» **INSTRUCTION**
Retype each line exactly. Skip images.

» **DATA BLOCK**
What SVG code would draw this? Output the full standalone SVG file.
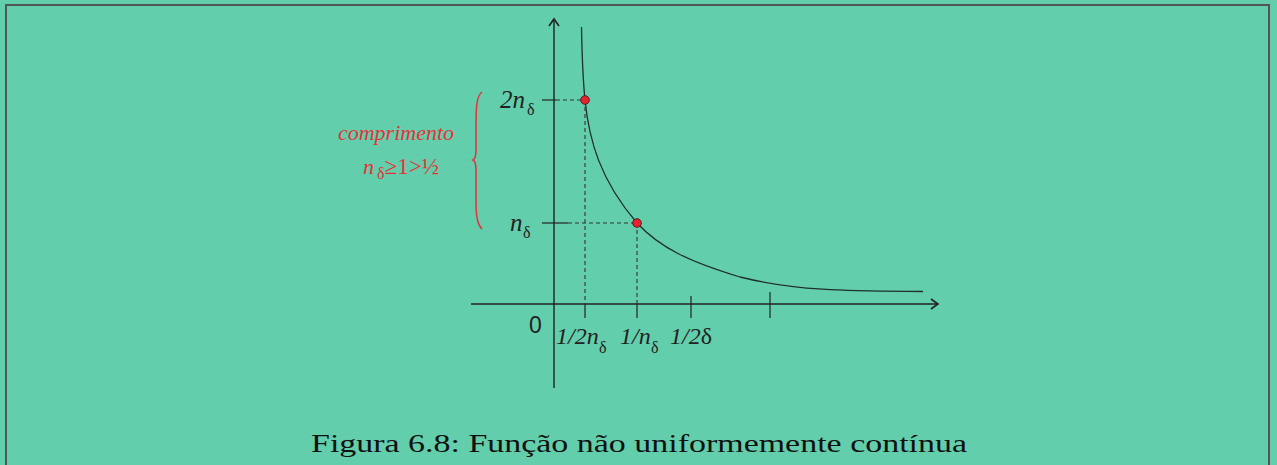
<svg xmlns="http://www.w3.org/2000/svg" width="1277" height="465" viewBox="0 0 1277 465">
<style>
.ax{stroke:#222;stroke-width:1.4;fill:none}
.tk{stroke:#222;stroke-width:1.2;fill:none}
.ds{stroke:#333;stroke-width:1.1;stroke-dasharray:4 3;fill:none}
.cv{stroke:#1f2f2a;stroke-width:1.3;fill:none}
.dot{fill:#e8232f;stroke:#5a1a1a;stroke-width:1}
.lb{font-family:"Liberation Serif",serif;font-style:italic;fill:#222}
.sb{font-family:"Liberation Serif",serif;fill:#222}
.rd{font-family:"Liberation Serif",serif;font-style:italic;fill:#e8303a}
</style>
<defs>
<marker id="ar" markerWidth="12" markerHeight="12" refX="9" refY="6" orient="auto" markerUnits="userSpaceOnUse">
<path d="M2,1 L9,6 L2,11" fill="none" stroke="#222" stroke-width="1.6"/>
</marker>
</defs>
<rect x="0" y="0" width="1277" height="465" fill="#63ceab"/>
<path d="M6,470 L6,5 L1269,5 L1269,470" fill="none" stroke="#555" stroke-width="2"/>
<g id="connectors">
<line class="ax" x1="554" y1="388" x2="554" y2="19" marker-end="url(#ar)"/>
<line class="ax" x1="471" y1="304" x2="938" y2="304" marker-end="url(#ar)"/>
<line class="tk" x1="542" y1="100" x2="556" y2="100"/>
<line class="tk" x1="542" y1="223" x2="568" y2="223"/>
<line class="ds" x1="556" y1="100" x2="585" y2="100"/>
<line class="ds" x1="568" y1="223" x2="637" y2="223"/>
<line class="ds" x1="585" y1="100" x2="585" y2="304"/>
<line class="ds" x1="637" y1="223" x2="637" y2="304"/>
<line class="tk" x1="585" y1="304" x2="585" y2="318"/>
<line class="tk" x1="637" y1="304" x2="637" y2="318"/>
<line class="tk" x1="691" y1="296" x2="691" y2="318"/>
<line class="tk" x1="770" y1="292" x2="770" y2="318"/>
<path class="cv" d="M581.5,27 C582,55 583,80 585,100 C589,140 600,180 637,223 C660,248 690,262 740,277 C800,292 860,291 923,291.5"/>
</g>
<g id="point-2n">
<circle class="dot" cx="585" cy="100" r="4.3"/>
</g>
<g id="point-n">
<circle class="dot" cx="637" cy="223" r="4.3"/>
</g>
<g id="label-2n">
<text class="lb" x="500" y="108" font-size="25">2n</text>
<text class="sb" x="527" y="115" font-size="16">δ</text>
</g>
<g id="label-n">
<text class="lb" x="510" y="231" font-size="25">n</text>
<text class="sb" x="523" y="238" font-size="16">δ</text>
</g>
<g id="label-0">
<text x="529" y="333" font-size="23" font-family="Liberation Sans,sans-serif" fill="#222">0</text>
</g>
<g id="label-x">
<text class="lb" x="556" y="344" font-size="24">1/2n</text>
<text class="sb" x="599" y="353" font-size="16">δ</text>
<text class="lb" x="620" y="344" font-size="24">1/n</text>
<text class="sb" x="651" y="353" font-size="16">δ</text>
<text class="lb" x="670" y="344" font-size="24">1/2<tspan font-style="normal">δ</tspan></text>
</g>
<g id="brace">
<path d="M482,92 C476,96 476,110 476,130 L476,150 C476,156 475,159 473,160 C475,161 476,164 476,170 L476,200 C476,215 477,224 482,229" fill="none" stroke="#e8303a" stroke-width="1.5"/>
</g>
<g id="label-comprimento">
<text class="rd" x="396" y="140" font-size="22" text-anchor="middle">comprimento</text>
<text class="rd" x="363" y="174" font-size="22">n<tspan font-style="normal" font-size="16" dx="3" dy="5">δ</tspan><tspan font-style="normal" font-size="23" dy="-5">≥1&gt;½</tspan></text>
</g>
<g id="caption">
<text x="311" y="452" font-size="25" font-family="Liberation Serif,serif" fill="#111" textLength="656" lengthAdjust="spacingAndGlyphs">Figura 6.8: Função não uniformemente contínua</text>
</g>
</svg>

» **WRITTEN RESPONSE**
What SVG code would draw this? Output the full standalone SVG file.
<svg xmlns="http://www.w3.org/2000/svg" width="1277" height="465" viewBox="0 0 1277 465">
<style>
.ax{stroke:#222;stroke-width:1.4;fill:none}
.tk{stroke:#222;stroke-width:1.2;fill:none}
.ds{stroke:#333;stroke-width:1.1;stroke-dasharray:4 3;fill:none}
.cv{stroke:#1f2f2a;stroke-width:1.3;fill:none}
.dot{fill:#e8232f;stroke:#5a1a1a;stroke-width:1}
.lb{font-family:"Liberation Serif",serif;font-style:italic;fill:#222}
.sb{font-family:"Liberation Serif",serif;fill:#222}
.rd{font-family:"Liberation Serif",serif;font-style:italic;fill:#e8303a}
</style>
<defs>
<marker id="ar" markerWidth="12" markerHeight="12" refX="9" refY="6" orient="auto" markerUnits="userSpaceOnUse">
<path d="M2,1 L9,6 L2,11" fill="none" stroke="#222" stroke-width="1.6"/>
</marker>
</defs>
<rect x="0" y="0" width="1277" height="465" fill="#63ceab"/>
<path d="M6,470 L6,5 L1269,5 L1269,470" fill="none" stroke="#555" stroke-width="2"/>
<g id="connectors">
<line class="ax" x1="554" y1="388" x2="554" y2="19" marker-end="url(#ar)"/>
<line class="ax" x1="471" y1="304" x2="938" y2="304" marker-end="url(#ar)"/>
<line class="tk" x1="542" y1="100" x2="556" y2="100"/>
<line class="tk" x1="542" y1="223" x2="568" y2="223"/>
<line class="ds" x1="556" y1="100" x2="585" y2="100"/>
<line class="ds" x1="568" y1="223" x2="637" y2="223"/>
<line class="ds" x1="585" y1="100" x2="585" y2="304"/>
<line class="ds" x1="637" y1="223" x2="637" y2="304"/>
<line class="tk" x1="585" y1="304" x2="585" y2="318"/>
<line class="tk" x1="637" y1="304" x2="637" y2="318"/>
<line class="tk" x1="691" y1="296" x2="691" y2="318"/>
<line class="tk" x1="770" y1="292" x2="770" y2="318"/>
<path class="cv" d="M581.5,27 C582,55 583,80 585,100 C589,140 600,180 637,223 C660,248 690,262 740,277 C800,292 860,291 923,291.5"/>
</g>
<g id="point-2n">
<circle class="dot" cx="585" cy="100" r="4.3"/>
</g>
<g id="point-n">
<circle class="dot" cx="637" cy="223" r="4.3"/>
</g>
<g id="label-2n">
<text class="lb" x="500" y="108" font-size="25">2n</text>
<text class="sb" x="527" y="115" font-size="16">δ</text>
</g>
<g id="label-n">
<text class="lb" x="510" y="231" font-size="25">n</text>
<text class="sb" x="523" y="238" font-size="16">δ</text>
</g>
<g id="label-0">
<text x="529" y="333" font-size="23" font-family="Liberation Sans,sans-serif" fill="#222">0</text>
</g>
<g id="label-x">
<text class="lb" x="556" y="344" font-size="24">1/2n</text>
<text class="sb" x="599" y="353" font-size="16">δ</text>
<text class="lb" x="620" y="344" font-size="24">1/n</text>
<text class="sb" x="651" y="353" font-size="16">δ</text>
<text class="lb" x="670" y="344" font-size="24">1/2<tspan font-style="normal">δ</tspan></text>
</g>
<g id="brace">
<path d="M482,92 C476,96 476,110 476,130 L476,150 C476,156 475,159 473,160 C475,161 476,164 476,170 L476,200 C476,215 477,224 482,229" fill="none" stroke="#e8303a" stroke-width="1.5"/>
</g>
<g id="label-comprimento">
<text class="rd" x="396" y="140" font-size="22" text-anchor="middle">comprimento</text>
<text class="rd" x="363" y="174" font-size="22">n<tspan font-style="normal" font-size="16" dx="3" dy="5">δ</tspan><tspan font-style="normal" font-size="23" dy="-5">≥1&gt;½</tspan></text>
</g>
<g id="caption">
<text x="311" y="452" font-size="25" font-family="Liberation Serif,serif" fill="#111" textLength="656" lengthAdjust="spacingAndGlyphs">Figura 6.8: Função não uniformemente contínua</text>
</g>
</svg>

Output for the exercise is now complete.